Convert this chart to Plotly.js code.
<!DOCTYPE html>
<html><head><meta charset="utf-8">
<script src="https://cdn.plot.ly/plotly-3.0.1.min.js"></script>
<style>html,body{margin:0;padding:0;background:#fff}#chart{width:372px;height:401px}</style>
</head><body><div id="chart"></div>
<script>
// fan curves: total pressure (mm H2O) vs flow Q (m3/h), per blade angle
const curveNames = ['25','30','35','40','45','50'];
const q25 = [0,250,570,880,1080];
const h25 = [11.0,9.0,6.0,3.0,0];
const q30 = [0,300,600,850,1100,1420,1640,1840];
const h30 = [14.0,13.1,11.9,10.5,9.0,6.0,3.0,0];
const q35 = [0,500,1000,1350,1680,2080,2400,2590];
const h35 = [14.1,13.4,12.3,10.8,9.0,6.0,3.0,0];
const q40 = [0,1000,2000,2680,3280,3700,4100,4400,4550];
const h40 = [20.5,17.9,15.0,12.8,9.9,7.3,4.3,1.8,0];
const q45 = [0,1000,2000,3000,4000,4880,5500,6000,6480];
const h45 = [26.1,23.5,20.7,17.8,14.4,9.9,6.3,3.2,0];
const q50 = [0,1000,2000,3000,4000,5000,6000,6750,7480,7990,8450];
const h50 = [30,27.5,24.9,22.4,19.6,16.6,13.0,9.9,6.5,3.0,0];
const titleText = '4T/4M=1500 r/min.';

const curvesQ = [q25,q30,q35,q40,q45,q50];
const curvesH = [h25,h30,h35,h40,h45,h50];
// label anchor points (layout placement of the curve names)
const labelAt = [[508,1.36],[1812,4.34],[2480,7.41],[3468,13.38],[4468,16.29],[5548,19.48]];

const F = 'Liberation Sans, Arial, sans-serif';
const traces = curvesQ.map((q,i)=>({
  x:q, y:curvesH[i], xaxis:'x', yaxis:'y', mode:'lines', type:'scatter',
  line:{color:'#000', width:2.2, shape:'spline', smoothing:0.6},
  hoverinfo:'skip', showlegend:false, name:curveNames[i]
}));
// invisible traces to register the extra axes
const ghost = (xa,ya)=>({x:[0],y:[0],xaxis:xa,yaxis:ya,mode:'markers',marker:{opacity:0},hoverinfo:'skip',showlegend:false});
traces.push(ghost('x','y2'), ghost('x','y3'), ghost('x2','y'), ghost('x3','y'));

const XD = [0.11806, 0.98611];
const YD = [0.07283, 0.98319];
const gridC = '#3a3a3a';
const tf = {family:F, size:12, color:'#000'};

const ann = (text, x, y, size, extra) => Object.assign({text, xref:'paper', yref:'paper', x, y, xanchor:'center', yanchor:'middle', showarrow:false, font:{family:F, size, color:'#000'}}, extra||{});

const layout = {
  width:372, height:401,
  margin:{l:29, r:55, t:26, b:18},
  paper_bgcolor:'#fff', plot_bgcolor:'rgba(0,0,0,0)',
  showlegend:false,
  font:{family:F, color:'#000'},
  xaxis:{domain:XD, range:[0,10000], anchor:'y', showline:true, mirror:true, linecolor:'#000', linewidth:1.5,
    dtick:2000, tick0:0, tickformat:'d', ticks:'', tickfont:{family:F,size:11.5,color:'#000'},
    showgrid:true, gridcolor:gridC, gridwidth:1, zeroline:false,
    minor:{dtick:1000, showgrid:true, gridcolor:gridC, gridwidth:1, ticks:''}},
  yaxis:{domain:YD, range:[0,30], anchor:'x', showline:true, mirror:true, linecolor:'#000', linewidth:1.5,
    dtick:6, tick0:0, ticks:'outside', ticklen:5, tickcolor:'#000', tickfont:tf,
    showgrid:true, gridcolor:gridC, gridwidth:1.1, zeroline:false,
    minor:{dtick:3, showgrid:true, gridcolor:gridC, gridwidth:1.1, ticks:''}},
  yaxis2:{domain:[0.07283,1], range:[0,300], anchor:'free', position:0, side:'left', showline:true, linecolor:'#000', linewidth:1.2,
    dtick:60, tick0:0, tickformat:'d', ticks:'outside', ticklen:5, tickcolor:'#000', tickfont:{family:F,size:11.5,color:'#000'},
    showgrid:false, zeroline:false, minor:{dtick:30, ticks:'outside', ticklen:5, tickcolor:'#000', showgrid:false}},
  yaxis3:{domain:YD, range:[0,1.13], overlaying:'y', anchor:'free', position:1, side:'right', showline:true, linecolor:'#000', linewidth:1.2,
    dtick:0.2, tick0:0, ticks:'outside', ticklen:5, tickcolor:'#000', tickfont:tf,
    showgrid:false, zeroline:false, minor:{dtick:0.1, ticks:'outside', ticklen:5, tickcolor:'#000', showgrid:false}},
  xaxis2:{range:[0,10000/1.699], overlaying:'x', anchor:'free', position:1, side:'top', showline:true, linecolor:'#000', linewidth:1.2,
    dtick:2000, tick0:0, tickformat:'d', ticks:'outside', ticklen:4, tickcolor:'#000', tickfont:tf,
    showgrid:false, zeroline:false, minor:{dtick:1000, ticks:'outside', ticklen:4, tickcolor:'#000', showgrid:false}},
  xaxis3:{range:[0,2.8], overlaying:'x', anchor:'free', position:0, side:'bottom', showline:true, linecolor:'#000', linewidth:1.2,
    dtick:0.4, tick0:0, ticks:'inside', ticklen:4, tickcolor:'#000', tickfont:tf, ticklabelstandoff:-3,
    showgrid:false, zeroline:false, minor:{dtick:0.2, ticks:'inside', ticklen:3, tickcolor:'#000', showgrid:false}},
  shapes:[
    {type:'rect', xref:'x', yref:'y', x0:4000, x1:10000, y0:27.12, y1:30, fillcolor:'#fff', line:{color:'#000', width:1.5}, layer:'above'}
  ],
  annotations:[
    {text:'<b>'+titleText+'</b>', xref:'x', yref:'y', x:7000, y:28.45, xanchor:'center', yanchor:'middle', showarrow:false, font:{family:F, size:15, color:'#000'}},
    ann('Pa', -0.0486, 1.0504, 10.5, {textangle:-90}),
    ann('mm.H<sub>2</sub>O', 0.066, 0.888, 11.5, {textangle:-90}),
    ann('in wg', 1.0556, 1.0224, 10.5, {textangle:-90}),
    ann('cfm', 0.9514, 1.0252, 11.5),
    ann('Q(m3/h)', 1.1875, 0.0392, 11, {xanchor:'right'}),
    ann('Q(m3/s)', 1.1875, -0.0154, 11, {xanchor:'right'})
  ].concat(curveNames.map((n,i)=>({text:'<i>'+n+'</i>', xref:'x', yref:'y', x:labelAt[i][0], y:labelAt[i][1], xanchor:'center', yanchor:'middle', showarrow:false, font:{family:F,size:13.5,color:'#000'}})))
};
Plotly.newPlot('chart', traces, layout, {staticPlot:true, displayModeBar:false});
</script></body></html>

> **The request**: Restate the listing exactly, starting at its first line and ending at the line where "const titleText = '4T/4M=1500 r/min.';" occurs; include both and no other lines.

> **Output for this task**:
Convert this chart to Plotly.js code.
<!DOCTYPE html>
<html><head><meta charset="utf-8">
<script src="https://cdn.plot.ly/plotly-3.0.1.min.js"></script>
<style>html,body{margin:0;padding:0;background:#fff}#chart{width:372px;height:401px}</style>
</head><body><div id="chart"></div>
<script>
// fan curves: total pressure (mm H2O) vs flow Q (m3/h), per blade angle
const curveNames = ['25','30','35','40','45','50'];
const q25 = [0,250,570,880,1080];
const h25 = [11.0,9.0,6.0,3.0,0];
const q30 = [0,300,600,850,1100,1420,1640,1840];
const h30 = [14.0,13.1,11.9,10.5,9.0,6.0,3.0,0];
const q35 = [0,500,1000,1350,1680,2080,2400,2590];
const h35 = [14.1,13.4,12.3,10.8,9.0,6.0,3.0,0];
const q40 = [0,1000,2000,2680,3280,3700,4100,4400,4550];
const h40 = [20.5,17.9,15.0,12.8,9.9,7.3,4.3,1.8,0];
const q45 = [0,1000,2000,3000,4000,4880,5500,6000,6480];
const h45 = [26.1,23.5,20.7,17.8,14.4,9.9,6.3,3.2,0];
const q50 = [0,1000,2000,3000,4000,5000,6000,6750,7480,7990,8450];
const h50 = [30,27.5,24.9,22.4,19.6,16.6,13.0,9.9,6.5,3.0,0];
const titleText = '4T/4M=1500 r/min.';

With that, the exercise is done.